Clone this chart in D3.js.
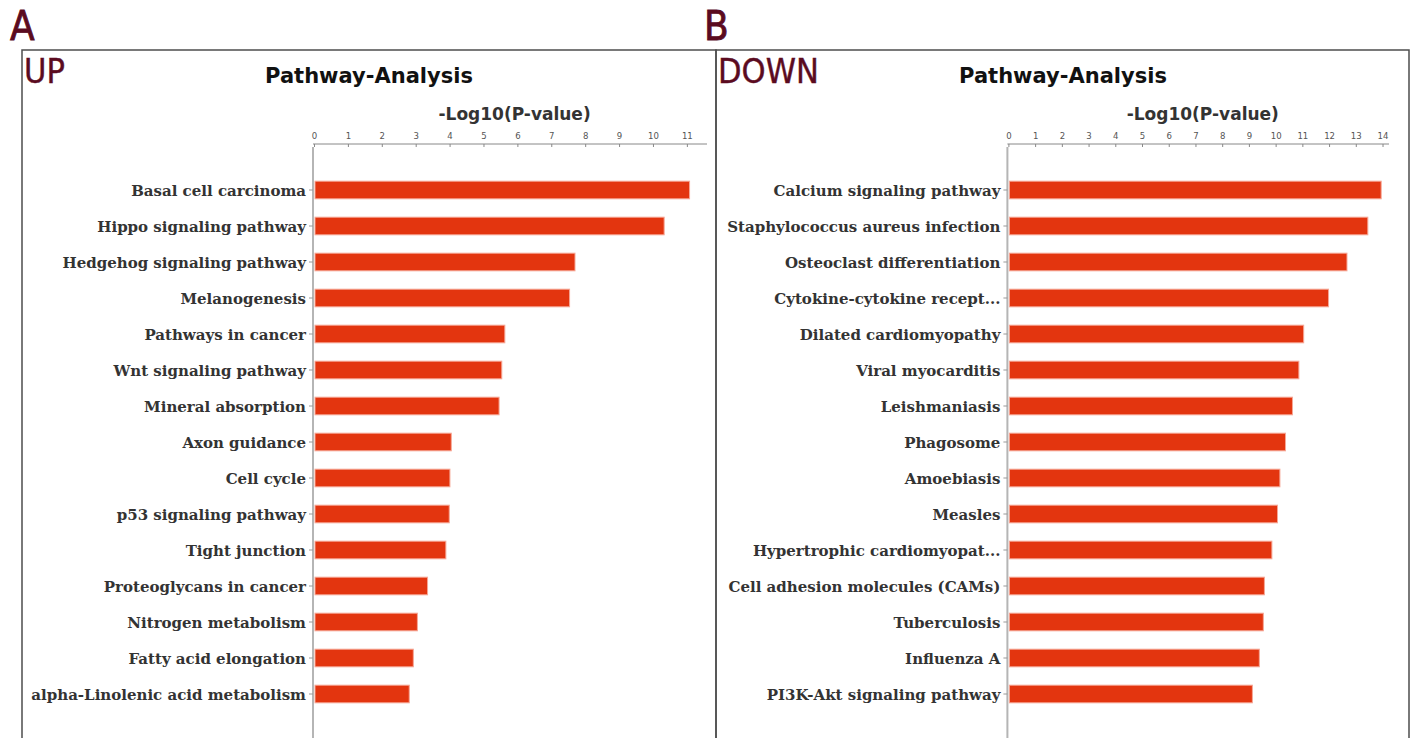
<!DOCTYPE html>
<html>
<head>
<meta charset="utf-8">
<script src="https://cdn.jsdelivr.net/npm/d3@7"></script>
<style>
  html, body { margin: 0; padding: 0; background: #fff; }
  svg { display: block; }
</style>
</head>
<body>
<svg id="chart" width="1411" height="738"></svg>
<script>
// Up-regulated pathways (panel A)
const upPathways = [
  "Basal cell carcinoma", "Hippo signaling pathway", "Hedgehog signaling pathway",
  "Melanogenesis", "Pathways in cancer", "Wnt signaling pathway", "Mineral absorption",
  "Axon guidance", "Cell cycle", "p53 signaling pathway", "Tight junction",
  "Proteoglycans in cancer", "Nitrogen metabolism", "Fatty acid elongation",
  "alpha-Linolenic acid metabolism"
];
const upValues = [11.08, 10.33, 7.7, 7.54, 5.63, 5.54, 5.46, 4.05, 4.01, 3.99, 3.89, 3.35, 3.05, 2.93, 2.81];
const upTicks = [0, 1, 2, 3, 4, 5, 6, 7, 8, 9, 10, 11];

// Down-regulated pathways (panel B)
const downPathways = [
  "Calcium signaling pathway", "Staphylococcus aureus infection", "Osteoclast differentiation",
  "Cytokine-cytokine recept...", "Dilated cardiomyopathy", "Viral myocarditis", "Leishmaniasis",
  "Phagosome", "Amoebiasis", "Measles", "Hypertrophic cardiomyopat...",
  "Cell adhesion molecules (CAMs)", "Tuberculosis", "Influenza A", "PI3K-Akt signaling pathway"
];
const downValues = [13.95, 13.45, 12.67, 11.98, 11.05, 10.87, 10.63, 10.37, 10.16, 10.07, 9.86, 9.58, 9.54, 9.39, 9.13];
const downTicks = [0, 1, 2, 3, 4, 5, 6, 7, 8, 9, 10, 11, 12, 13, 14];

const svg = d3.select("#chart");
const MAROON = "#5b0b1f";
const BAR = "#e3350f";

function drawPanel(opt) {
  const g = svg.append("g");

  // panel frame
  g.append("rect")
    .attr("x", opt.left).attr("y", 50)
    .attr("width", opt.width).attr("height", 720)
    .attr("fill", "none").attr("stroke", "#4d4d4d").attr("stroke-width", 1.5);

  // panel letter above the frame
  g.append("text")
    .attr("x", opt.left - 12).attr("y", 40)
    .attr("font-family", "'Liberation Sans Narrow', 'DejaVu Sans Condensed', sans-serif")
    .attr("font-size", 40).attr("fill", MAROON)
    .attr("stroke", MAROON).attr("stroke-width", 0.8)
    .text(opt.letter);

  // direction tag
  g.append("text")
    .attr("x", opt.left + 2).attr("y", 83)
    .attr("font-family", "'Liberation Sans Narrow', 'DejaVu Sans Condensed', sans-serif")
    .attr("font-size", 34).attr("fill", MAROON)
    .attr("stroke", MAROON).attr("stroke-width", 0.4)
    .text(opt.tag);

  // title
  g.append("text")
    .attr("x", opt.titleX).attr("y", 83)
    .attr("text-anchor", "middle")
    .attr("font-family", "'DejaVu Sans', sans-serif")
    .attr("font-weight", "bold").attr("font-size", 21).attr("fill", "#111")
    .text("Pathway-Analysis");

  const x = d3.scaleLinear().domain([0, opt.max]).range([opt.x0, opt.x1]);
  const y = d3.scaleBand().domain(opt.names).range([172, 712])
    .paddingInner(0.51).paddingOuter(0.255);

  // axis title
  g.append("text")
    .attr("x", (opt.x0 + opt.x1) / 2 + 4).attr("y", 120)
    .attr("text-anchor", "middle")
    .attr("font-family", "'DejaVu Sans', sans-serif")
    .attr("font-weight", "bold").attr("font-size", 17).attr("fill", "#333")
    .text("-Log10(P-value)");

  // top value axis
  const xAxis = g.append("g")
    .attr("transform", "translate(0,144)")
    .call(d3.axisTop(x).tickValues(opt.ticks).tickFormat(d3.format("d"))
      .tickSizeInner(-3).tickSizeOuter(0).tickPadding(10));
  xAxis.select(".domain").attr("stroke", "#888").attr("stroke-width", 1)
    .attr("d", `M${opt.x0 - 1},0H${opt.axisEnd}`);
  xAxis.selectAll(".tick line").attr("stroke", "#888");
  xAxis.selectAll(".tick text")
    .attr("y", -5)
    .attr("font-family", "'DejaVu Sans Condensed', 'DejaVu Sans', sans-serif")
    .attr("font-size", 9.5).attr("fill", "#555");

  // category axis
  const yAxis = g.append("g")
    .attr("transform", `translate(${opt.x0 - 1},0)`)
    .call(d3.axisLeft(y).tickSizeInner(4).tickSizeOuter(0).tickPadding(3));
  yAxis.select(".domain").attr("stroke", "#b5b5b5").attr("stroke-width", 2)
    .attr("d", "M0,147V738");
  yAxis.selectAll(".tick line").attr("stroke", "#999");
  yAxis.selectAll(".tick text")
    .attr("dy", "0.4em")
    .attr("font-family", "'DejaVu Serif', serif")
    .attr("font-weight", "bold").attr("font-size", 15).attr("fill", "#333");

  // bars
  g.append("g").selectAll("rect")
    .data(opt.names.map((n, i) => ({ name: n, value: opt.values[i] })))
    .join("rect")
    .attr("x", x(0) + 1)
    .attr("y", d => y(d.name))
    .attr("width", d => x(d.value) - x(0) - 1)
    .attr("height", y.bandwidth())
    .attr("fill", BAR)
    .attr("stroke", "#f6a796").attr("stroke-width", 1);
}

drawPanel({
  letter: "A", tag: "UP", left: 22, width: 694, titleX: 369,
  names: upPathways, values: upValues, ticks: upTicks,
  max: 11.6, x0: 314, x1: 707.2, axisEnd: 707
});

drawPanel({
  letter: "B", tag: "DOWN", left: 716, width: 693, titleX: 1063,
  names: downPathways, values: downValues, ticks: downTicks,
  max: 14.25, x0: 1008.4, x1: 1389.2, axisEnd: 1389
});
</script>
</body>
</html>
□ □ □
## THE EXERCISE
Using the listing above, return all lines where the word "chart" occurs.

## OUTPUT OF THE TASK
Clone this chart in D3.js.
<svg id="chart" width="1411" height="738"></svg>
const svg = d3.select("#chart");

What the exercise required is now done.